Active Learning Methods for Efficient Hybrid Biophysical Variable Retrieval

TL;DR

This paper introduces six active learning methods integrated into a MATLAB toolbox to efficiently select training samples, significantly improving the accuracy of biophysical variable retrieval from remote sensing data with fewer samples.

Contribution

The paper presents novel active learning techniques tailored for biophysical variable retrieval, enhancing kernel-based machine learning regression efficiency with large datasets.

Findings

AL methods outperform random sampling in accuracy

Improved retrieval of leaf area index and chlorophyll content

Lower sampling rates achieve comparable or better results

Abstract

Kernel-based machine learning regression algorithms (MLRAs) are potentially powerful methods for being implemented into operational biophysical variable retrieval schemes.
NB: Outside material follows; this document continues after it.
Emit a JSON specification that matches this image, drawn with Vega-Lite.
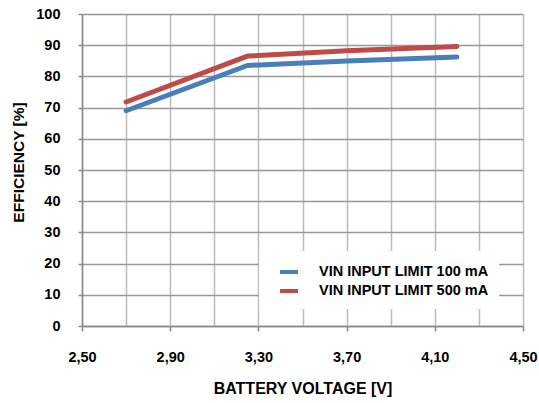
{
  "$schema": "https://vega.github.io/schema/vega-lite/v6.json",
  "width": 441,
  "height": 312,
  "autosize": "none",
  "padding": {"left": 82, "top": 14, "right": 16, "bottom": 77},
  "background": "white",
  "config": {
    "font": "Liberation Sans",
    "view": {"stroke": null},
    "axis": {
      "labelFont": "Liberation Sans",
      "labelFontWeight": "bold",
      "labelFontSize": 14.5,
      "labelColor": "#000000",
      "titleFont": "Liberation Sans",
      "titleFontWeight": "bold",
      "titleFontSize": 15.5,
      "titleColor": "#000000",
      "domainColor": "#888888",
      "domainWidth": 1.5,
      "tickColor": "#888888",
      "tickWidth": 1.5,
      "gridWidth": 1.5
    }
  },
  "data": {
    "values": [
      {"series": "VIN INPUT LIMIT 100 mA", "voltage": 2.70, "efficiency": 69.0},
      {"series": "VIN INPUT LIMIT 100 mA", "voltage": 3.25, "efficiency": 83.5},
      {"series": "VIN INPUT LIMIT 100 mA", "voltage": 3.70, "efficiency": 84.9},
      {"series": "VIN INPUT LIMIT 100 mA", "voltage": 4.20, "efficiency": 86.2},
      {"series": "VIN INPUT LIMIT 500 mA", "voltage": 2.70, "efficiency": 71.8},
      {"series": "VIN INPUT LIMIT 500 mA", "voltage": 3.25, "efficiency": 86.5},
      {"series": "VIN INPUT LIMIT 500 mA", "voltage": 3.70, "efficiency": 88.2},
      {"series": "VIN INPUT LIMIT 500 mA", "voltage": 4.20, "efficiency": 89.6}
    ]
  },
  "mark": {"type": "line", "strokeWidth": 5, "strokeCap": "round", "strokeJoin": "round"},
  "encoding": {
    "x": {
      "field": "voltage",
      "type": "quantitative",
      "scale": {"domain": [2.5, 4.5], "nice": false, "zero": false},
      "axis": {
        "title": "BATTERY VOLTAGE [V]",
        "titleFontSize": 16,
        "values": [2.5, 2.7, 2.9, 3.1, 3.3, 3.5, 3.7, 3.9, 4.1, 4.3, 4.5],
        "labelExpr": "round(datum.value * 10) % 4 == 1 ? replace(format(datum.value, '.2f'), '.', ',') : ''",
        "tickOpacity": {"condition": {"test": "round(datum.value * 10) % 4 != 1", "value": 0}, "value": 1},
        "tickSize": 5,
        "labelPadding": 19,
        "labelFlush": false,
        "labelOverlap": false,
        "gridColor": "#bbbbbb",
        "titleY": 62,
        "titleBaseline": "middle"
      }
    },
    "y": {
      "field": "efficiency",
      "type": "quantitative",
      "scale": {"domain": [0, 100], "nice": false},
      "axis": {
        "title": "EFFICIENCY [%]",
        "values": [0, 10, 20, 30, 40, 50, 60, 70, 80, 90, 100],
        "tickSize": 4,
        "labelPadding": 18,
        "gridColor": "#999999",
        "titleX": -64,
        "titleY": 148,
        "titleBaseline": "middle",
        "titleAngle": -90
      }
    },
    "color": {
      "field": "series",
      "type": "nominal",
      "scale": {
        "domain": ["VIN INPUT LIMIT 100 mA", "VIN INPUT LIMIT 500 mA"],
        "range": ["#4a7ebb", "#be4b48"]
      },
      "legend": {
        "title": null,
        "orient": "none",
        "legendX": 177,
        "legendY": 237,
        "fillColor": "white",
        "padding": 10,
        "symbolType": "stroke",
        "symbolSize": 324,
        "symbolStrokeWidth": 4,
        "symbolOffset": 9,
        "labelOffset": 19,
        "labelFont": "Liberation Sans",
        "labelFontWeight": "bold",
        "labelFontSize": 14.5,
        "labelColor": "#000000",
        "rowPadding": 0,
        "labelLimit": 300
      }
    }
  }
}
However, they face difficulties in coping with large training datasets. With the increasing amount of optical remote sensing data made available for analysis and the possibility of using a large amount of simulated data from radiative transfer models (RTMs) to train kernel MLRAs, efficient data reduction techniques will need to be implemented. Active learning (AL) methods enable to select the most informative samples in a dataset. This letter introduces six AL methods for achieving optimized biophysical variable estimation with a manageable training dataset, and their implementation into a Matlab-based MLRA toolbox for semi-automatic use. The AL methods were analyzed on their efficiency of improving the estimation accuracy of leaf area index and chlorophyll content based on PROSAIL simulations. Each of the implemented methods outperformed random sampling, improving retrieval accuracy with lower sampling rates. Practically, AL methods open opportunities to feed advanced MLRAs with RTM-generated training data for development of operational retrieval models.